植物園「 槐松亭 」

バラと蘭とその他もろもろの植物に囲まれ、メダカと野鳥と甲斐犬すみれと暮らす

六分の狂気四分の熱で印を刻む

2021年02月23日 | 篆刻
「友を選ばゞ書を読みて 六分の侠気四分の熱 」これは与謝野鉄幹さんの有名な「人を恋する歌」の一説ですね。友人を持つなら、知識欲が高く弱きを助けるような男気があって、情熱的な人間がいいといった意味でしょうか。

 今のワタシはさしずめ「石を彫りて六分の狂気四分の熱 」という状況であります。昨年末から「篆刻印」作りに傾倒し、書道と園芸主体の生活で、かなり篆刻の時間を割くようになりました。

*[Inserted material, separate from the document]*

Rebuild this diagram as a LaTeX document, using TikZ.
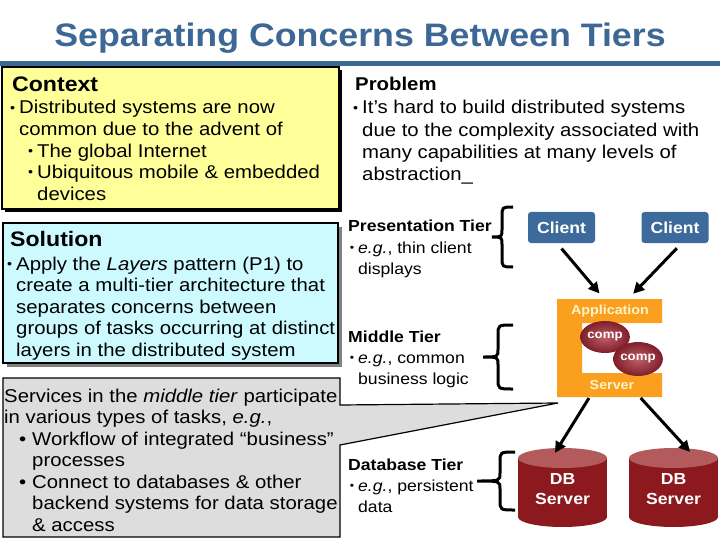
\documentclass[tikz,border=0pt]{standalone}
\usepackage{fontspec}
\setmainfont{Liberation Sans}[FakeStretch=1.1]
\usetikzlibrary{arrows.meta,shapes.geometric}

\definecolor{titleblue}{RGB}{61,104,150}
\definecolor{ctxyellow}{RGB}{255,255,153}
\definecolor{solcyan}{RGB}{204,250,255}
\definecolor{callgray}{RGB}{221,221,221}
\definecolor{clientblue}{RGB}{59,106,155}
\definecolor{apporange}{RGB}{250,160,30}
\definecolor{apptext}{RGB}{255,243,200}
\definecolor{dbred}{RGB}{140,25,30}
\definecolor{dbtop}{RGB}{178,90,92}
\definecolor{compin}{RGB}{190,95,105}
\definecolor{compout}{RGB}{125,30,42}

\newcommand{\lns}[1]{\begin{tabular}[t]{@{}l@{}}#1\end{tabular}}
\newcommand{\dotb}{\llap{\raisebox{0.2ex}{\scalebox{0.7}{\textbullet}}\hspace{4pt}}}
\newcommand{\bigb}{\llap{\textbullet\hspace{6pt}}}

\begin{document}
\begin{tikzpicture}[x=1pt,y=-1pt,
  txt/.style={anchor=base west, inner sep=0, font=\fontsize{18.5}{21.6}\selectfont},
  head/.style={anchor=base west, inner sep=0, font=\bfseries\fontsize{21}{25}\selectfont},
  tier/.style={anchor=base west, inner sep=0, font=\bfseries\fontsize{16}{20}\selectfont},
  tiertxt/.style={anchor=base west, inner sep=0, font=\fontsize{16}{21.5}\selectfont},
  client/.style={fill=clientblue, rounded corners=3pt, text=white, inner sep=0,
    font=\bfseries\fontsize{16}{19}\selectfont, minimum width=67pt, minimum height=31pt},
  apptxt/.style={text=apptext, inner sep=0, font=\bfseries\fontsize{13}{15}\selectfont},
  comp/.style={ellipse, inner color=compin, outer color=compout, text=white, inner sep=0,
    font=\bfseries\fontsize{12}{14}\selectfont},
  dbtxt/.style={align=center, text=white, inner sep=0, minimum width=89pt, minimum height=82pt,
    font=\bfseries\fontsize{16}{20}\selectfont},
  arr/.style={line width=3pt, -{Triangle[length=11pt,width=11pt]}},
]
\useasboundingbox[fill=white] (0,0) rectangle (720,540);

% title and rule
\node[anchor=base, text=titleblue, font=\bfseries\fontsize{32.5}{38}\selectfont] (title) at (360,47)
  {Separating Concerns Between Tiers};
\fill[titleblue] (0,61) rectangle (720,66);

% left column boxes
\fill[black] (5,70) rectangle (342,212);
\draw[line width=1.5pt, fill=ctxyellow] (2,67) rectangle (339,209);
\fill[gray] (7,227) rectangle (342,367);
\draw[line width=1.5pt, fill=solcyan] (3,223) rectangle (338,363);
\draw[line width=1.2pt, fill=callgray] (3,378) -- (340,378) -- (340,405) -- (558,403)
  -- (340,445) -- (340,537) -- (3,537) -- cycle;

\node[head] (ctxhead) at (12,92) {Context};
\node[txt] (ctxtxt) at (19,114) {\lns{\dotb Distributed systems are now\\common due to the advent of\\
  \hspace*{18pt}\dotb The global Internet\\\hspace*{18pt}\dotb Ubiquitous mobile \& embedded\\
  \hspace*{18pt}devices}};

\node[head, font=\bfseries\fontsize{18.5}{22}\selectfont] (probhead) at (355,91) {Problem};
\node[txt, font=\fontsize{18.5}{22.3}\selectfont] (probtxt) at (362,114)
  {\lns{\dotb It’s hard to build distributed systems\\due to the complexity associated with\\
  many capabilities at many levels of\\abstraction\_}};

\node[head] (solhead) at (10,247) {Solution};
\node[txt, font=\fontsize{18.5}{21.5}\selectfont] (soltxt) at (16,270)
  {\lns{\dotb Apply the \textit{Layers} pattern (P1) to\\create a multi-tier architecture that\\
  separates concerns between\\groups of tasks occurring at distinct\\layers in the distributed system}};

\node[txt, font=\fontsize{18.5}{21.5}\selectfont] (calltxt) at (4,402)
  {\lns{Services in the \textit{middle tier} participate\\in various types of tasks, \textit{e.g.},\\
  \hspace*{28pt}\bigb Workflow of integrated “business”\\\hspace*{28pt}processes\\
  \hspace*{28pt}\bigb Connect to databases \& other\\\hspace*{28pt}backend systems for data storage\\
  \hspace*{28pt}\& access}};

% tiers
\node[tier] (prehead) at (348,232) {Presentation Tier};
\node[tiertxt] (pretxt) at (358,253) {\lns{\dotb\textit{e.g.}, thin client\\displays}};
\node[tier] (midhead) at (348,342) {Middle Tier};
\node[tiertxt] (midtxt) at (358,363) {\lns{\dotb\textit{e.g.}, common\\business logic}};
\node[tier] (dbhead) at (348,470) {Database Tier};
\node[tiertxt] (dbtxt) at (358,491) {\lns{\dotb\textit{e.g.}, persistent\\data}};

\foreach \e/\b/\t/\ya/\yb in {513/502/492/207/267, 513/498/483/325/389, 515/500/477/452/510}
  \draw[line width=3pt] (\e,\ya) .. controls (\b,\ya) .. (\b,\ya+10) -- (\b,{(\ya+\yb)/2-8})
    .. controls (\b,{(\ya+\yb)/2}) .. (\t,{(\ya+\yb)/2}) .. controls (\b,{(\ya+\yb)/2}) .. (\b,{(\ya+\yb)/2+8})
    -- (\b,\yb-10) .. controls (\b,\yb) .. (\e,\yb);

% clients
\node[client] (cl1) at (561.5,227.5) {Client};
\node[client] (cl2) at (675,227.5) {Client};

% application server
\fill[apporange] (557,299) -- (662,299) -- (662,323) -- (582,323) -- (582,373) -- (662,373)
  -- (662,397) -- (557,397) -- cycle;
\node[minimum width=105pt, minimum height=98pt, inner sep=0] (app) at (609.5,348) {};
\node[apptxt] (apptop) at (610,311) {Application};
\node[apptxt] (appbot) at (612,385) {Server};
\node[comp, minimum width=39pt, minimum height=32pt] (comp1) at (605,337) {comp};
\node[comp, minimum width=41pt, minimum height=34pt] (comp2) at (638,359) {comp};

% databases
\foreach \cx in {562.5,673.5} {
  \fill[dbred] (\cx-44.5,458) rectangle (\cx+44.5,517);
  \fill[dbred] (\cx,517) ellipse [x radius=44.5, y radius=10];
  \fill[dbtop] (\cx,458) ellipse [x radius=44.5, y radius=10];
}
\node[dbtxt] (db1) at (562.5,489) {DB\\Server};
\node[dbtxt] (db2) at (673.5,489) {DB\\Server};

% arrows
\draw[arr, shorten <=7pt, shorten >=7pt] ([xshift=-4.5pt]cl1.south) -- ([xshift=-5.5pt]app.north);
\draw[arr, shorten <=7pt, shorten >=7pt] ([xshift=6.7pt]cl2.south) -- ([xshift=18.8pt]app.north);
\draw[arr, shorten <=1pt] ([xshift=-20pt]app.south) -- ([xshift=-7.5pt,yshift=-5pt]db1.north);
\draw[arr, shorten <=1pt] ([xshift=30.5pt]app.south) -- ([xshift=16.5pt,yshift=-4pt]db2.north);
\end{tikzpicture}
\end{document}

 思えば、書道や篆刻を今になって夢中になった原点は、かなり遡りますが小学校六年の秋でした。その時の担任「安部先生」がワタシのノートをクラスのみんなに見せるように持ち「汚い字で何が書いてるかわからない」とのたまわった一件にあります。少年のワタシは、自分さえ読めればいい、思いつくこと先生の言葉などを乱雑に筆記していたんでしょう。そういえば、それまで通知表に幾度か「字が粗雑」という特記事項の記載があったのです。

 人間、屈辱感はそう簡単に忘れ去ることは出来ません。また、悔しさ・屈辱をばねにして成長や飛躍の糧とするということもありますね。
 それがあってか中学に入って、急にレタリングを始めました。美術部にも在籍しました。図書館で古いレタリングの本2冊を見つけ、ずっと3年間借り放しで暇さえあれば模写・練習しましたなぁ。

 以降は60歳になるまで、まったくなんの努力も字を学ぶことも無しに過ごしましたが。

 そして、ずいぶん遠回りをして篆刻にたどり着きました。あの時レタリングを独習したのが今になって蘇り、「狂気」のように取り組んでいます。定年後、書を学ぶようになってからも、篆刻は、手が痛い目がかすむなどと言って敬遠してきましたが、一つ目の前の坂を上ったとたん、急に景色が開け面白くて、止まらなくなりました。レタリングと篆刻は共通点が多く、印の文字を考えるのに役立ってるのではなかろうかと思います。昔取った杵柄ということでしょう。

 こちらの古い人は気が違うことを「きだす」と呼んだりします。そんな感じで石を「刻む(きざむ)」ようになりました。「萌す(きざす)」という言葉があります。まさに「萌えー」でありますな。夢中で彫りはじめてまだふた月ですが、すでに20本以上作りました。以前姓名印作成依頼した篆刻家さんは、祖父の代からの篆刻業をやっていて数十年学んだそうです。それに比べたら、まだ篆刻をやっているうちには入りません。

 それでも篆刻を彫ってお金にしようと思ってるわけではないのでなんの心配も不満もありません。ヤフオクでさまざまな先達・故人の篆刻印を集め、ネットで印影を研究して勉強しております。いくつも彫っていれば、そのうち腕前も上がり出来栄えもよくなります。狂気と情熱を持てば、自分だけでなく人様にも喜ばれるような印を作ることが出来るのです。蕎麦打ちと同じく、誰にも師事せず独学でひたすら楽しく刻もうと思います。

 字もいつの間にか「上手」とか「線質がいい」とか褒められることも増えました。してみると、あの安倍先生、いたいけな少年(ワタシ)に浴びせた心無い一言でしたが、案外卓越した教師だったのかもしれません。